County Manager Rick Hester said he has already expressed his concerns to Scott. Hester said he appreciated the towns apology.
Smithfield Mayor Andy Moore did not respond to our request for a comment before our publication deadline. Mayor Pro Tem Emery Ashley declined to comment.
However, Town Councilman Perry Harris did address the incident saying, “There is a lot more pressing things we can be doing than dealing with something like that. I thought it was attractive and a positive thing, very appropriate.”
After receiving the apology and being told the pinwheels were not illegal, volunteers spent Wednesday evening and Thursday morning replacing most of the pinwheels outside the DSS building. But the damage to the worthwhile cause had already been done.
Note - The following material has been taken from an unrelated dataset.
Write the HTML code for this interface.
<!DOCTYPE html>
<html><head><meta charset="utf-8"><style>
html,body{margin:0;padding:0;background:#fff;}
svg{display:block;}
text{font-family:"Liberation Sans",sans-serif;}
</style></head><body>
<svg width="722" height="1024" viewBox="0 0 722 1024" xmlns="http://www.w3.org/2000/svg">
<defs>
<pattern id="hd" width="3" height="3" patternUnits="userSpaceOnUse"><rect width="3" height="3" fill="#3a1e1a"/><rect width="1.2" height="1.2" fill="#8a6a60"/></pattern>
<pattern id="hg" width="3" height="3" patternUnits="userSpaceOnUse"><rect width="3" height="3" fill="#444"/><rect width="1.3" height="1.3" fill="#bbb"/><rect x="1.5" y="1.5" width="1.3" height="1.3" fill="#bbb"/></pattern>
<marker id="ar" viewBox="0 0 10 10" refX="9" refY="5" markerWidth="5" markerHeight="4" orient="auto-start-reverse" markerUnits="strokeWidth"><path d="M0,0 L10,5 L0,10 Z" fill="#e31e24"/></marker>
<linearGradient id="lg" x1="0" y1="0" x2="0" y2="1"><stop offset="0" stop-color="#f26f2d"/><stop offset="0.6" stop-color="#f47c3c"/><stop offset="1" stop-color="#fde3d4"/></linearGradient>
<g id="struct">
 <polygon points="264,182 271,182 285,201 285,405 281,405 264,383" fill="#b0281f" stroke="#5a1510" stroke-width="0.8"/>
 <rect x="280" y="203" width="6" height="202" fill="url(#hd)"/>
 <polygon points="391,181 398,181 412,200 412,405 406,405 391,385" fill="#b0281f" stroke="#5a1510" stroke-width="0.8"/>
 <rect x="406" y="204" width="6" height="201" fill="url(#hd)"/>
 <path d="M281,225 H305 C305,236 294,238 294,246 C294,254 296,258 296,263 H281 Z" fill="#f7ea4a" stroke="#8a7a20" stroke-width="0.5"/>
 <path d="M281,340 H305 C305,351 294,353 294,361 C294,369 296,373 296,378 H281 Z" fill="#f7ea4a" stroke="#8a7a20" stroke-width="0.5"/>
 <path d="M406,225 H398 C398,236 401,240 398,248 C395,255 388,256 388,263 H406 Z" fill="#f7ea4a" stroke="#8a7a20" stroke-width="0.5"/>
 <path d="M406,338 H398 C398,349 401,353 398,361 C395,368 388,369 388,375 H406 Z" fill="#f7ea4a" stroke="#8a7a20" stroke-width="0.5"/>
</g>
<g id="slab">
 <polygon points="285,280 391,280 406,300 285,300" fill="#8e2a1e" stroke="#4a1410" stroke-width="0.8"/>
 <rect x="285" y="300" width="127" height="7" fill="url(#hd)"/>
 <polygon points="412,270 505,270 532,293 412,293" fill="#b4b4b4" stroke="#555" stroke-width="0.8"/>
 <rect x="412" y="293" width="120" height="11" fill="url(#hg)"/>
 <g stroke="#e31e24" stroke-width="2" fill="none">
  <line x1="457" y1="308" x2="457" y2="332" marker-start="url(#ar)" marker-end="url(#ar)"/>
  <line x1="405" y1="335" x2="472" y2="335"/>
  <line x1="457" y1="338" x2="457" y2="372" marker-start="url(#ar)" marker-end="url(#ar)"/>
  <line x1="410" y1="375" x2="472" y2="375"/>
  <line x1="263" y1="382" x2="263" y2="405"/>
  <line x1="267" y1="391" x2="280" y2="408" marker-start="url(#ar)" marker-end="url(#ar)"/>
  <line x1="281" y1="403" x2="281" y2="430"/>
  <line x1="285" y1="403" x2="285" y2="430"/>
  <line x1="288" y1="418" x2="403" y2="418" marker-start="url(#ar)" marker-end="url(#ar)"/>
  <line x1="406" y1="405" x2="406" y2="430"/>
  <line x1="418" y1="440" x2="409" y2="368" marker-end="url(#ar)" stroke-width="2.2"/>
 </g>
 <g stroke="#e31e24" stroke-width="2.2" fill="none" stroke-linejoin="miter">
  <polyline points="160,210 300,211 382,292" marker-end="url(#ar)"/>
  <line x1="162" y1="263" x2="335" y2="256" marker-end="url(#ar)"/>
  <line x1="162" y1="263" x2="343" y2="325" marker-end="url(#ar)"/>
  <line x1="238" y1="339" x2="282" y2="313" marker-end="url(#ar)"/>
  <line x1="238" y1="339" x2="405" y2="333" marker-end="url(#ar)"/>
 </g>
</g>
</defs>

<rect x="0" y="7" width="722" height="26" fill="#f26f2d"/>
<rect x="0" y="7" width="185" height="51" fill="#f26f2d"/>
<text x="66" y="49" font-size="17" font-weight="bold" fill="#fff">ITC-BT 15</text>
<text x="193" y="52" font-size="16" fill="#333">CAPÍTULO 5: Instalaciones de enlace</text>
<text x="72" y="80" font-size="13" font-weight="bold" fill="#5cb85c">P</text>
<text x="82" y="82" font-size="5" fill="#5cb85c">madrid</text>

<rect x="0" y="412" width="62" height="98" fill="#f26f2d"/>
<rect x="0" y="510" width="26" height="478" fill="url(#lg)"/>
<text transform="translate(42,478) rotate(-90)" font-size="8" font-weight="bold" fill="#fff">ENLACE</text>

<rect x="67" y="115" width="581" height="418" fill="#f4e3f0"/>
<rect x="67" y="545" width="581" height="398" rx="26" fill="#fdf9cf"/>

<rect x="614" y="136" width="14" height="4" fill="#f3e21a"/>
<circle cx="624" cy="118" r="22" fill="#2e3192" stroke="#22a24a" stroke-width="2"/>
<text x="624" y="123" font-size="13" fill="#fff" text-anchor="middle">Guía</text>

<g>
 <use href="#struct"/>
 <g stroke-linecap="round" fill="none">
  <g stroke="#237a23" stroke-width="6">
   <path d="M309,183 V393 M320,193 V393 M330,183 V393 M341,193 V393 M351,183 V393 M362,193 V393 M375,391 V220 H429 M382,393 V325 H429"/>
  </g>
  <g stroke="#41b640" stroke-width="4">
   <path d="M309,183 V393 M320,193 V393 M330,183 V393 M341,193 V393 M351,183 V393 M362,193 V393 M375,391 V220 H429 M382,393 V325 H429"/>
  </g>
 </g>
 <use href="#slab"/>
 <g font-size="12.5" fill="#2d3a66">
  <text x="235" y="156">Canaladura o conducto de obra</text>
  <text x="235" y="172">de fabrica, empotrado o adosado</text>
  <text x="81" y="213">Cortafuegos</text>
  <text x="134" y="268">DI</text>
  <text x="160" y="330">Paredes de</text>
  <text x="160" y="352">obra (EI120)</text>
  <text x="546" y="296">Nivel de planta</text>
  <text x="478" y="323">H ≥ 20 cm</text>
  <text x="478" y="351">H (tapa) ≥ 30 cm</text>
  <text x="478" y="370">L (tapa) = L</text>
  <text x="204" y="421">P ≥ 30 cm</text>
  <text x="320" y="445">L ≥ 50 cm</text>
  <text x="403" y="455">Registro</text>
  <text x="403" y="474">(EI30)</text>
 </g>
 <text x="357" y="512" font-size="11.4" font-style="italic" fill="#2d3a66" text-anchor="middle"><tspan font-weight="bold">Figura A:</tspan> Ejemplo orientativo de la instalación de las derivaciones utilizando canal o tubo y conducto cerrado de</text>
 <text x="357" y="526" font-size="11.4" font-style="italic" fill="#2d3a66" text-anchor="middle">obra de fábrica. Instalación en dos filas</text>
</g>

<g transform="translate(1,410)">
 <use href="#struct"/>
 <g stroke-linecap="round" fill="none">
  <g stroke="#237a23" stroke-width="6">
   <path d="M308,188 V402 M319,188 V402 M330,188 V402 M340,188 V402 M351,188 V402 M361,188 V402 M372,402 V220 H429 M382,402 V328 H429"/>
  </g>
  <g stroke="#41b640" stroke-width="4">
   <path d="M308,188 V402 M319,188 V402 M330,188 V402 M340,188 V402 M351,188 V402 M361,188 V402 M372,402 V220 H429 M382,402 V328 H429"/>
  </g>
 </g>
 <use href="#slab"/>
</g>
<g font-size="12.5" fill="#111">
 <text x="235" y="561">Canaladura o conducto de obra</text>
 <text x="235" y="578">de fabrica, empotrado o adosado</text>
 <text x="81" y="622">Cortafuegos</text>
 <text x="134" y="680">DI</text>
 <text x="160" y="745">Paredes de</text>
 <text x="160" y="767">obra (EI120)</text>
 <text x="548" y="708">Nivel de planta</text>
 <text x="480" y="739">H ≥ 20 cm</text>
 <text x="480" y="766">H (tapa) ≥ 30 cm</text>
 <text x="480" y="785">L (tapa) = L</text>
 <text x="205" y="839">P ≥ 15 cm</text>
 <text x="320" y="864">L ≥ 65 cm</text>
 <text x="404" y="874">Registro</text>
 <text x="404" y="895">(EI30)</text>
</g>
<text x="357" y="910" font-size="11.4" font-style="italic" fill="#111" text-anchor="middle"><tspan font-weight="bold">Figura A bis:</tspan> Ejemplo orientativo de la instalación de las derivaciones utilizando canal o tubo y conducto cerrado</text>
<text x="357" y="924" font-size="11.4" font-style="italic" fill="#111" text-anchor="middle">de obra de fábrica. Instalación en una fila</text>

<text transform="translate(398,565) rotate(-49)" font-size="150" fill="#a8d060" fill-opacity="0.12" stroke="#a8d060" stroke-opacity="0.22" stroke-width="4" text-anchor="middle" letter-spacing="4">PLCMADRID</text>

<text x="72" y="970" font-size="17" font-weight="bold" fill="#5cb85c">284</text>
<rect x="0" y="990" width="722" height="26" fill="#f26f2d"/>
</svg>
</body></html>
Town Manager Scott sent an email to all town council members late-Wednesday alerting them to the planning department’s mistake. WTSB obtained a copy of the email:
Mayor and Council,
Today the Code Enforcement Officer, following direction from his supervisor, approached the Department of Social Services Building in Smithfield and asked the assistant director to move the pinwheels that were placed along the highway, to a singular location such as was displayed in 2016. Employees from DSS removed the pin wheels leaving only a small number near the entrance door. I have received multiple calls on this issue, and perhaps some of you have as well.
Upon review of the UDO, my interpretation is that these pinwheels are exempt from enforcement under Article 19, Section C-4. I have since made personal contact with DSS and apologized for the way this matter was handled and informed them the pinwheels could be placed back at their previous location, should DSS choose to do so.
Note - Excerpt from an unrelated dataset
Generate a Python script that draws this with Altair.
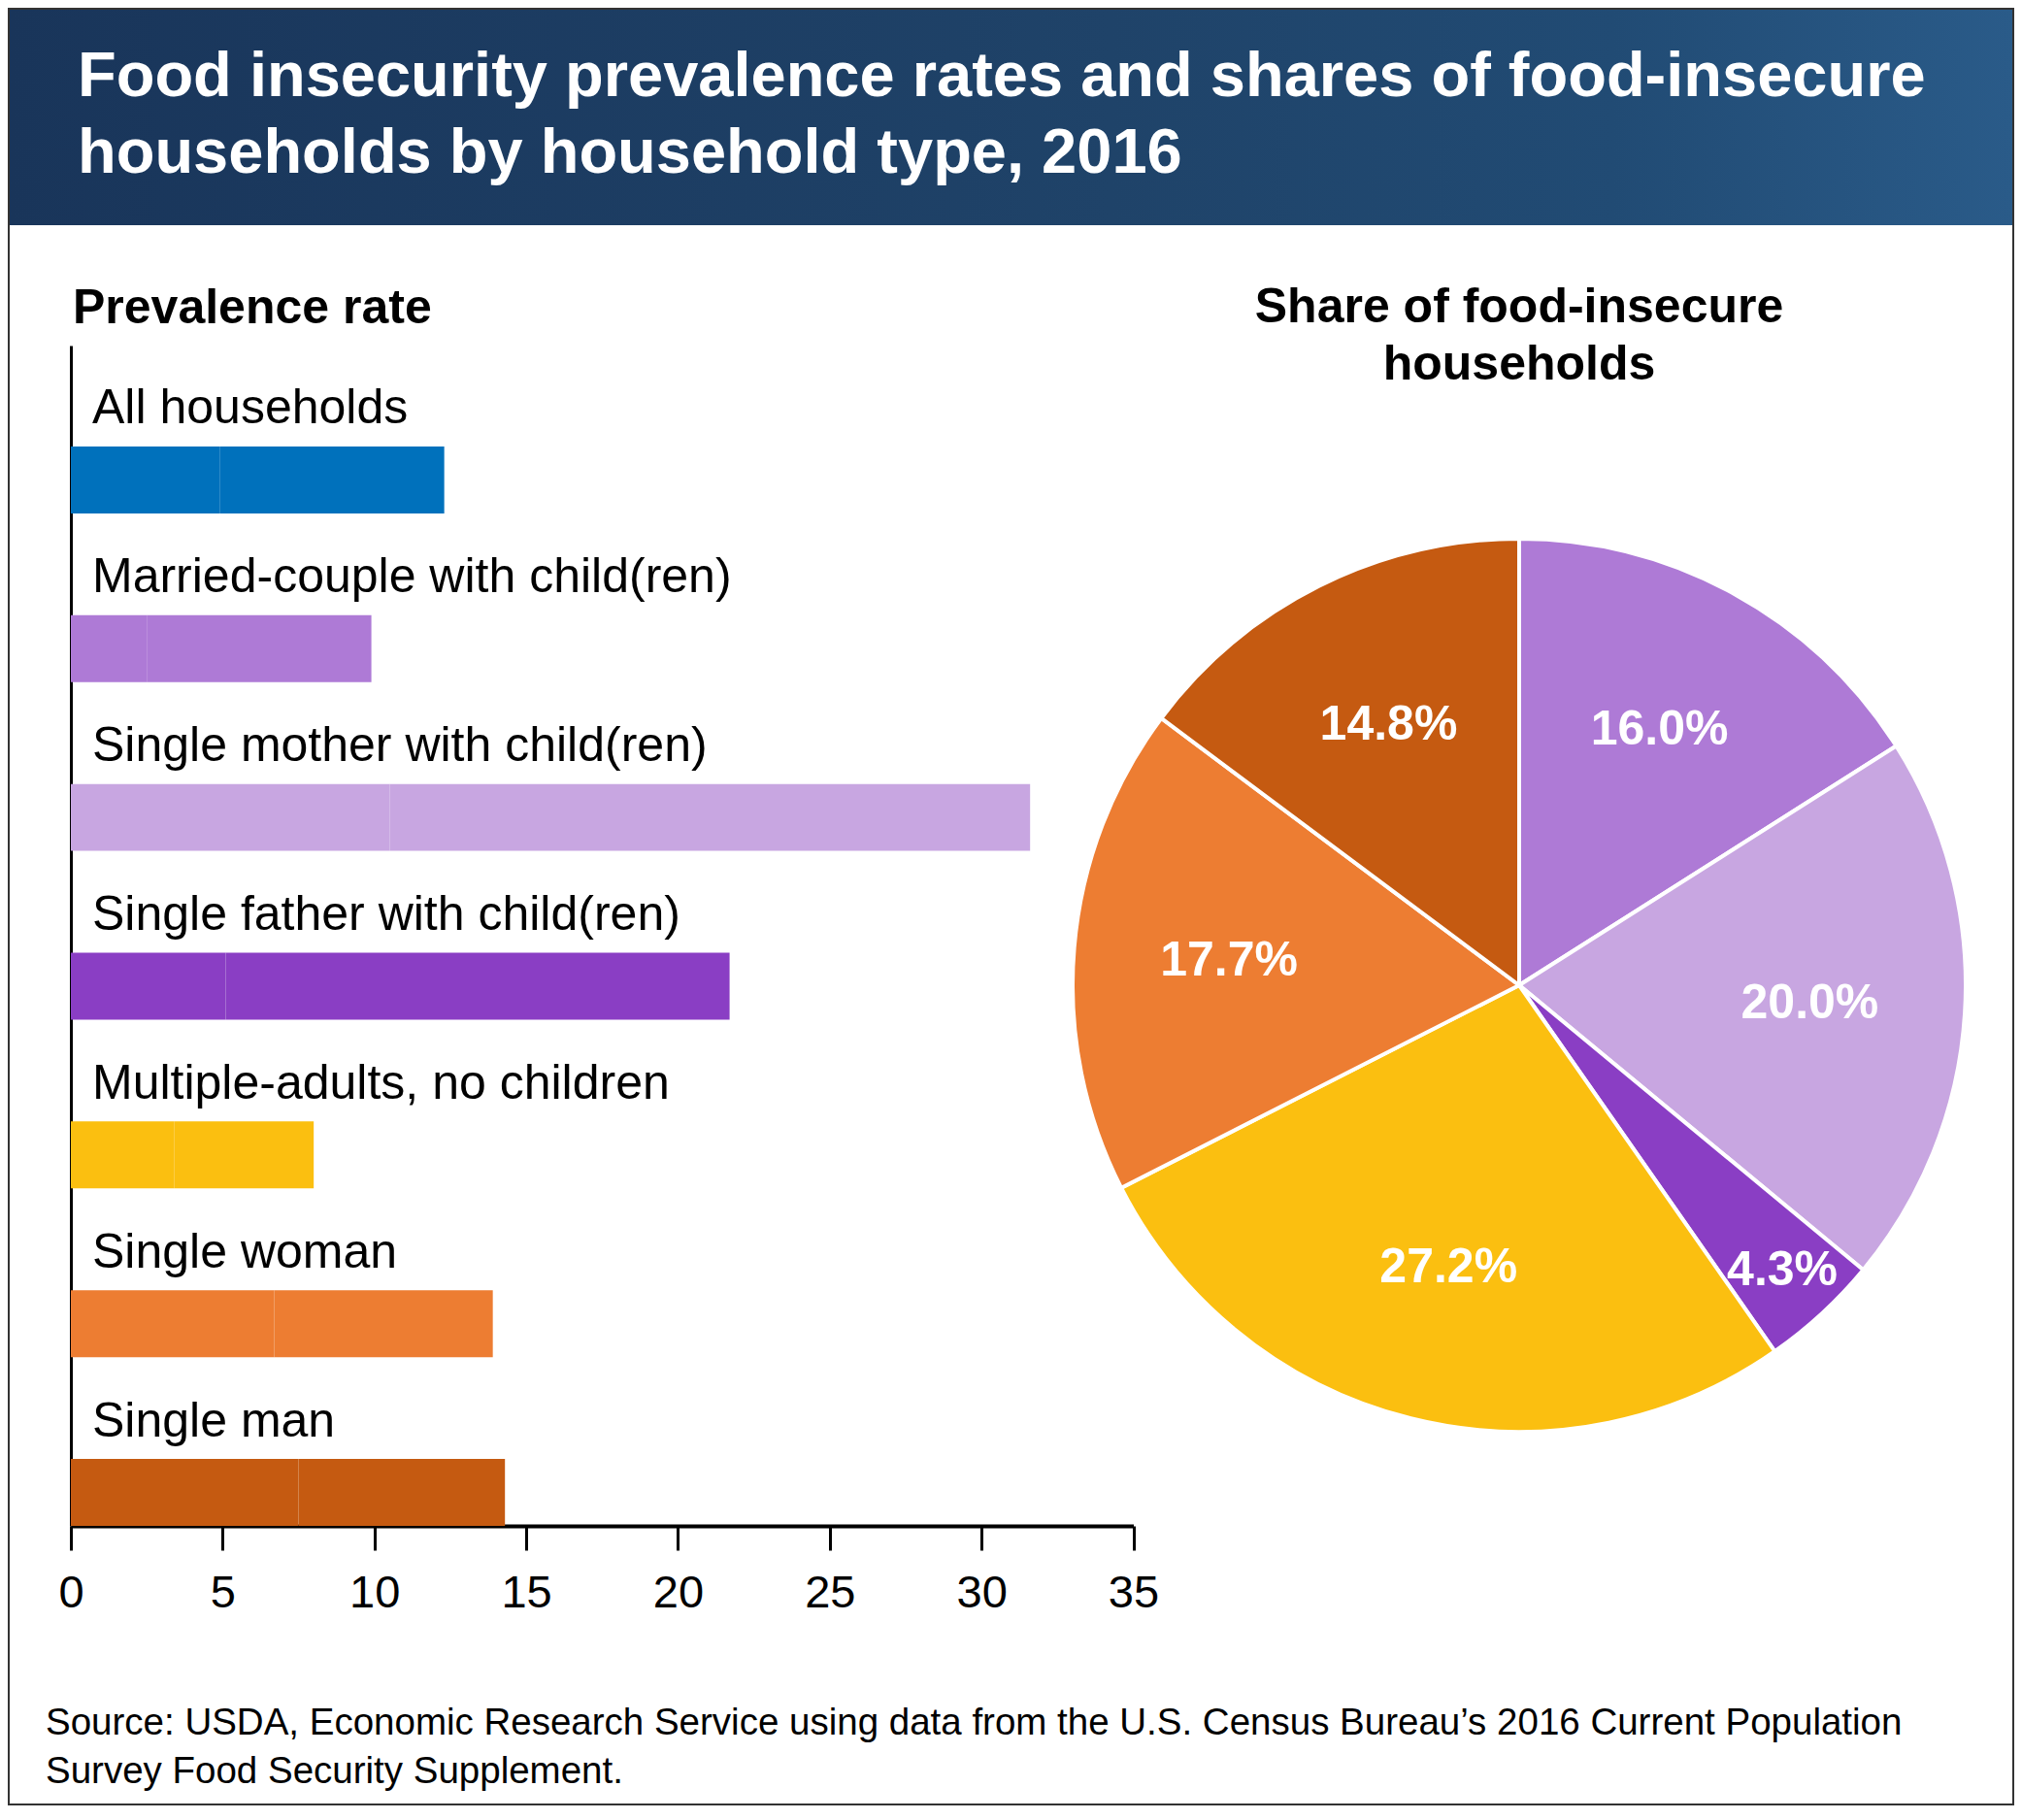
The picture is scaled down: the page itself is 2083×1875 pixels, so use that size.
import altair as alt
import pandas as pd

FONT = "Liberation Sans"

# ---- data ----
categories = [
    "All households",
    "Married-couple with child(ren)",
    "Single mother with child(ren)",
    "Single father with child(ren)",
    "Multiple-adults, no children",
    "Single woman",
    "Single man",
]
prevalence = [12.3, 9.9, 31.6, 21.7, 8.0, 13.9, 14.3]
very_low = [4.9, 2.5, 10.5, 5.1, 3.4, 6.7, 7.5]
colors = ["#0071BC", "#AE7AD6", "#C8A6E1", "#8A3EC4", "#FBBF10", "#ED7D32", "#C55A11"]

pie_categories = [
    "Married-couple with child(ren)",
    "Single mother with child(ren)",
    "Single father with child(ren)",
    "Multiple-adults, no children",
    "Single woman",
    "Single man",
]
pie_shares = [16.0, 20.0, 4.3, 27.2, 17.7, 14.8]
tick_values = [0, 5, 10, 15, 20, 25, 30, 35]

title_lines = ["Food insecurity prevalence rates and shares of food-insecure",
               "households by household type, 2016"]
pie_title_lines = ["Share of food-insecure", "households"]
bar_title = "Prevalence rate"
source_lines = ["Source: USDA, Economic Research Service using data from the U.S. Census Bureau\u2019s 2016 Current Population",
                "Survey Food Security Supplement."]

W, H = 2067, 1852

# ---- tables ----
rows = []
for c, tot, vl in zip(categories, prevalence, very_low):
    rows.append({"cat": c, "start": 0.0, "end": vl})
    rows.append({"cat": c, "start": vl, "end": tot})
bar_df = pd.DataFrame(rows)
lab_df = pd.DataFrame({"cat": categories})
pie_df = pd.DataFrame({
    "cat": pie_categories,
    "share": pie_shares,
    "idx": list(range(len(pie_categories))),
    "label": [f"{v:.1f}%" for v in pie_shares],
})

cscale = alt.Scale(domain=categories, range=colors)
tscale = alt.Scale(domain=[0, 100])
xscale = alt.Scale(domain=[0, 35], range=[65, 1159.5], nice=False, zero=True)
yscale = alt.Scale(domain=categories, range=[348, 1564], paddingInner=0.6034,
                   paddingOuter=0.2989, align=1)
yaxis = alt.Axis(domain=True, domainColor="black", domainWidth=3, ticks=False,
                 labels=False, title=None, grid=False, offset=-65)
xaxis = alt.Axis(values=tick_values, grid=False, domainColor="black", domainWidth=4,
                 tickColor="black", tickWidth=3, tickSize=25, labelFont=FONT,
                 labelFontSize=47, labelColor="black", labelPadding=21, title=None,
                 labelFlush=False, labelOverlap=False, offset=1564 - H, format="d")


def txt(text, x, y, size, weight="normal", color="black", align="left"):
    return alt.Chart(pd.DataFrame({"t": [text]})).mark_text(
        align=align, baseline="alphabetic", font=FONT, fontSize=size,
        fontWeight=weight, color=color
    ).encode(x=alt.value(x), y=alt.value(y), text="t:N")


one = pd.DataFrame({"a": [0]})
gradient = {
    "gradient": "linear", "x1": 0, "x2": 1, "y1": 0, "y2": 0,
    "stops": [
        {"offset": 0, "color": "#19355a"},
        {"offset": 0.55, "color": "#1f4369"},
        {"offset": 0.8, "color": "#214b74"},
        {"offset": 1, "color": "#2a5b89"},
    ],
}
header = alt.Chart(one).mark_rect(fill=gradient).encode(
    x=alt.value(0), x2=alt.value(W), y=alt.value(0), y2=alt.value(224))
frame = alt.Chart(one).mark_rect(fillOpacity=0, stroke="#333333", strokeWidth=2).encode(
    x=alt.value(1), x2=alt.value(W - 1), y=alt.value(1), y2=alt.value(H - 1))

bars = alt.Chart(bar_df).mark_bar().encode(
    x=alt.X("start:Q", scale=xscale, axis=xaxis),
    x2="end:Q",
    y=alt.Y("cat:N", scale=yscale, axis=yaxis),
    color=alt.Color("cat:N", scale=cscale, legend=None),
)
bar_labels = alt.Chart(lab_df).mark_text(
    align="left", baseline="alphabetic", dy=-58, font=FONT, fontSize=50, color="black"
).encode(
    y=alt.Y("cat:N", scale=yscale, axis=yaxis),
    x=alt.value(87),
    text="cat:N",
)

cx, cy = 1557, 1007
arcs = alt.Chart(pie_df).mark_arc(outerRadius=460, stroke="white", strokeWidth=4).encode(
    theta=alt.Theta("share:Q", stack=True, scale=tscale),
    order=alt.Order("idx:Q"),
    color=alt.Color("cat:N", scale=cscale, legend=None),
    x=alt.value(cx), y=alt.value(cy),
)
arc_labels = alt.Chart(pie_df).transform_window(
    cum="sum(share)", sort=[alt.SortField("idx", order="ascending")]
).transform_calculate(
    mid="datum.cum - datum.share / 2",
    lr="datum.share < 5 ? 400 : 300",
).mark_text(
    font=FONT, fontSize=50, fontWeight="bold", color="white", align="center", baseline="middle"
).encode(
    theta=alt.Theta("mid:Q", stack=None, scale=tscale),
    radius=alt.Radius("lr:Q", scale=None),
    text="label:N",
    x=alt.value(cx), y=alt.value(cy),
)

layers = [header, frame,
          txt(title_lines[0], 72, 91, 65, "bold", "white"),
          txt(title_lines[1], 72, 170, 65, "bold", "white"),
          txt(bar_title, 67, 325, 50, "bold"),
          txt(pie_title_lines[0], 1557, 324, 50, "bold", align="center"),
          txt(pie_title_lines[1], 1557, 383, 50, "bold", align="center"),
          bars, bar_labels, arcs, arc_labels,
          txt(source_lines[0], 39, 1779, 38.5),
          txt(source_lines[1], 39, 1829, 38.5)]

chart = alt.layer(*layers).properties(
    width=W, height=H, autosize="none", padding=0
).configure_view(strokeWidth=0)

chart.save("out.html", embed_options={"renderer": "svg", "actions": False})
The media is asking questions regarding this issue. We will respond with similar information as explained in this email.
I am following the appropriate policies in dealing administratively with staff.
Let me know if you have any questions.
Michael L. Scott
Child Abuse Awareness In Johnston County
Child abuse is a much larger problem in Johnston County than many realize. According to the Department of Social Services, 6,949 reports of alleged abuse or neglect were received in 2016 in Johnston County. Of those calls, 1,522 were assigned to investigators. They involved over 3,900 children.
18 percent of the cases, involving 713 children, confirmed abuse or neglect.
At any given time, DSS has an average of 118 children in foster care in Johnston County.
In February 2017 alone, 511 new cases of alleged child abuse were received. 144 were assigned to investigators, 134 children were in DSS custody and 55 children had been removed from homes and were placed with relatives.
Last Friday, social workers gathered next to the pinwheels to blow bubbles in the air to symbolize the victims of child abuse and give a visual reminder of just how many children have been victimized locally.